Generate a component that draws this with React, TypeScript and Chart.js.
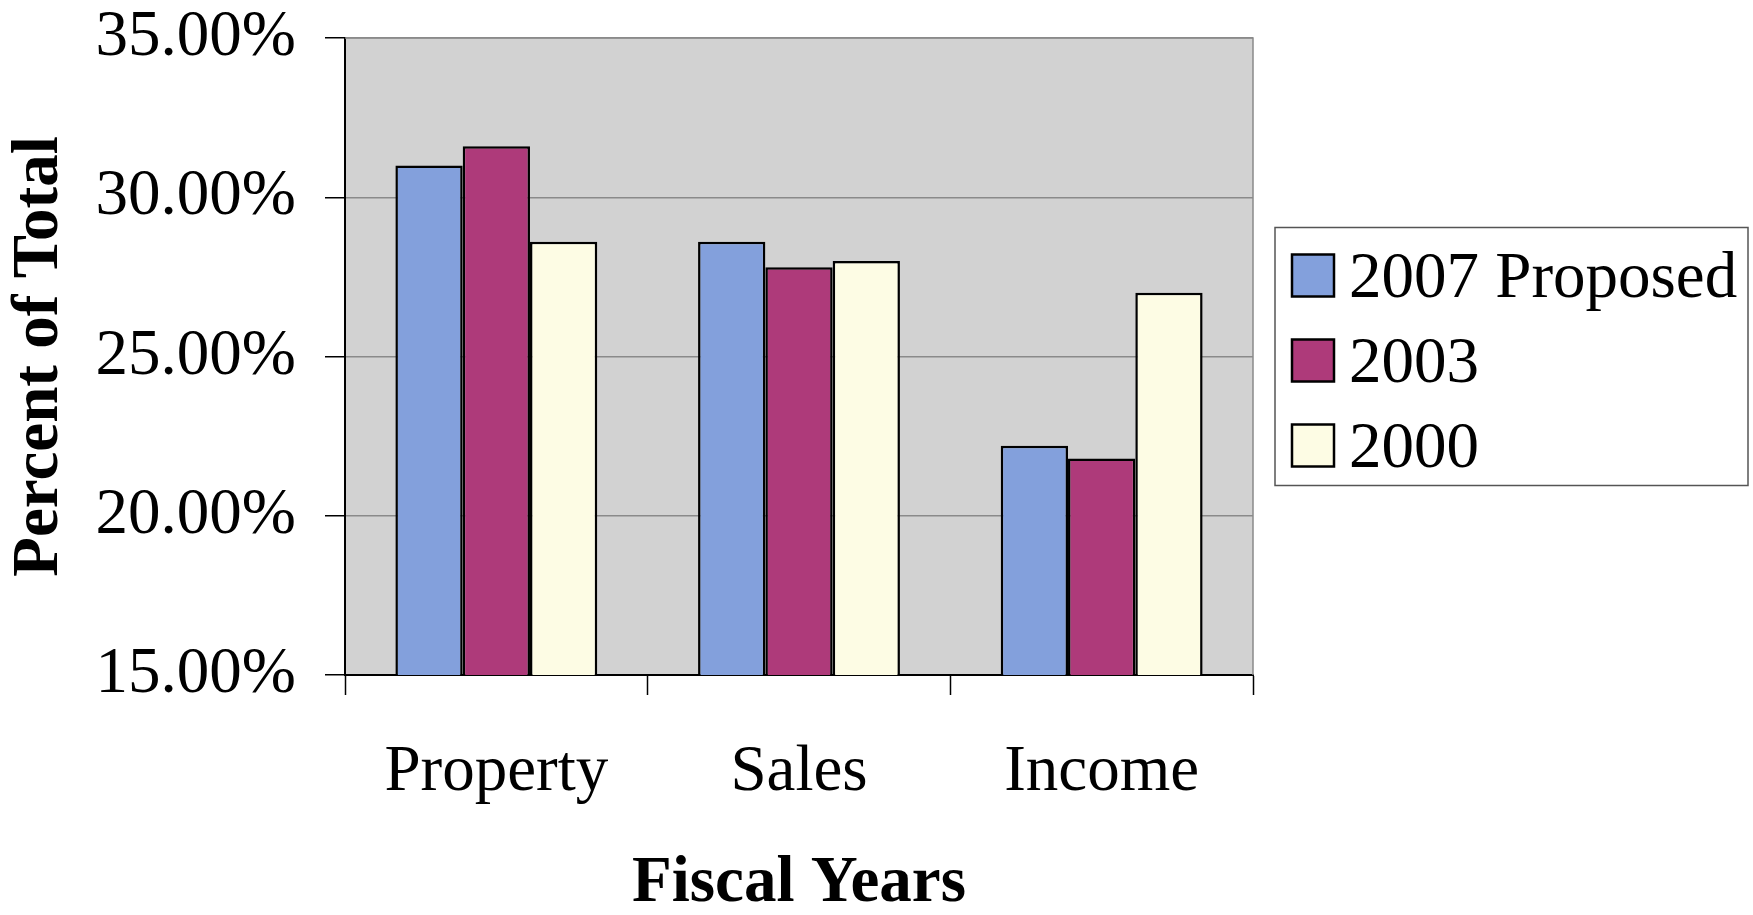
import React, { useEffect, useRef } from "react";
import { Chart, registerables } from "chart.js";

Chart.register(...registerables);

const categories = ["Property", "Sales", "Income"];
const seriesLabels = ["2007 Proposed", "2003", "2000"];
const values2007 = [31.0, 28.6, 22.2];
const values2003 = [31.6, 27.8, 21.8];
const values2000 = [28.6, 28.0, 27.0];
const yTickValues = [15, 20, 25, 30, 35];
const xTitle = "Fiscal Years";
const yTitle = "Percent of Total";

const seriesColors = ["#83a0dc", "#ae3a7a", "#fdfce4"];
const FONT = "'Liberation Serif', 'Times New Roman', serif";

const plotBackground = {
  id: "plotBackground",
  beforeDraw(chart: any) {
    const { ctx, chartArea } = chart;
    ctx.save();
    ctx.fillStyle = "#d2d2d2";
    ctx.fillRect(chartArea.left, chartArea.top, chartArea.right - chartArea.left, chartArea.bottom - chartArea.top);
    ctx.restore();
  },
  beforeDatasetsDraw(chart: any) {
    const { ctx, chartArea } = chart;
    ctx.save();
    ctx.strokeStyle = "#8a8a8a";
    ctx.lineWidth = 1.5;
    ctx.beginPath();
    ctx.moveTo(chartArea.left, chartArea.top);
    ctx.lineTo(chartArea.right, chartArea.top);
    ctx.lineTo(chartArea.right, chartArea.bottom);
    ctx.stroke();
    ctx.restore();
  },
};

const boxLegend = {
  id: "boxLegend",
  afterDraw(chart: any) {
    const { ctx, chartArea } = chart;
    const datasets = chart.data.datasets;
    const left = chartArea.right + 22;
    const width = 473;
    const rowGap = 85;
    const height = 258;
    const top = (chartArea.top + chartArea.bottom) / 2 - height / 2;
    ctx.save();
    ctx.fillStyle = "#ffffff";
    ctx.fillRect(left, top, width, height);
    ctx.strokeStyle = "#555555";
    ctx.lineWidth = 1.5;
    ctx.strokeRect(left, top, width, height);
    ctx.font = `65px ${FONT}`;
    ctx.textBaseline = "alphabetic";
    ctx.textAlign = "left";
    datasets.forEach((ds: any, i: number) => {
      const cy = top + 48 + i * rowGap;
      const sw = 42;
      ctx.fillStyle = ds.backgroundColor;
      ctx.fillRect(left + 17, cy - sw / 2, sw, sw);
      ctx.strokeStyle = "#000000";
      ctx.lineWidth = 2.5;
      ctx.strokeRect(left + 17, cy - sw / 2, sw, sw);
      ctx.fillStyle = "#000000";
      ctx.fillText(ds.label, left + 74, cy + 21);
    });
    ctx.restore();
  },
};

export default function App() {
  const canvasRef = useRef<HTMLCanvasElement | null>(null);

  useEffect(() => {
    if (!canvasRef.current) return;
    const seriesValues = [values2007, values2003, values2000];
    const chart = new Chart(canvasRef.current, {
      type: "bar",
      data: {
        labels: categories,
        datasets: seriesLabels.map((label, i) => ({
          label,
          data: seriesValues[i],
          backgroundColor: seriesColors[i],
          borderColor: "#000000",
          borderWidth: 2.5,
          borderSkipped: false,
          categoryPercentage: 0.667,
          barPercentage: 1.0,
        })),
      },
      options: {
        responsive: false,
        animation: false,
        events: [],
        layout: { padding: { top: 38, right: 500, left: 0, bottom: 0 } },
        plugins: {
          legend: { display: false },
          tooltip: { enabled: false },
          title: { display: false },
        },
        scales: {
          x: {
            type: "category",
            offset: true,
            grid: {
              display: true,
              offset: true,
              drawOnChartArea: false,
              drawTicks: true,
              tickLength: 20,
              tickColor: "#000000",
              tickWidth: 1.5,
            },
            border: { display: true, color: "#000000", width: 2 },
            ticks: {
              color: "#000000",
              padding: 45,
              maxRotation: 0,
              font: { family: FONT, size: 65, lineHeight: 1 },
            },
            title: {
              display: true,
              text: xTitle,
              color: "#000000",
              padding: { top: 0, bottom: 0 },
              font: { family: FONT, size: 65, weight: "bold", lineHeight: 0.94 },
            },
            afterFit(scale: any) {
              scale.height = 240;
              scale.paddingLeft = 0;
              scale.paddingRight = 0;
            },
          },
          y: {
            min: 15,
            max: 35,
            afterBuildTicks(scale: any) {
              scale.ticks = yTickValues.map((v) => ({ value: v }));
            },
            grid: {
              color: "#8a8a8a",
              lineWidth: 1.5,
              drawTicks: true,
              tickLength: 20,
              tickColor: "#000000",
              tickWidth: 1.5,
            },
            border: { display: true, color: "#000000", width: 2 },
            ticks: {
              color: "#000000",
              padding: 29,
              font: { family: FONT, size: 65, lineHeight: 1 },
              callback: (v: any) => Number(v).toFixed(2) + "%",
            },
            title: {
              display: true,
              text: yTitle,
              color: "#000000",
              padding: { top: 8, bottom: 0 },
              font: { family: FONT, size: 65, weight: "bold", lineHeight: 1 },
            },
            afterFit(scale: any) {
              scale.width = 345;
              scale.paddingTop = 0;
              scale.paddingBottom = 0;
            },
          },
        },
      },
      plugins: [plotBackground, boxLegend],
    });
    return () => chart.destroy();
  }, []);

  return (
    <div style={{ position: "fixed", left: 0, top: 0, width: 1753, height: 915, background: "#ffffff" }}>
      <canvas ref={canvasRef} width={1753} height={915} style={{ width: 1753, height: 915 }} />
    </div>
  );
}
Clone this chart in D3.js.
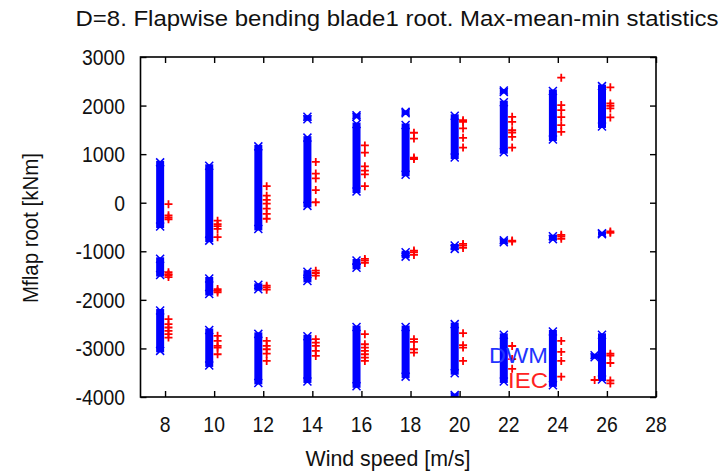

══════════

In the records above, how many lines include the string "React"? Answer with only the number.

2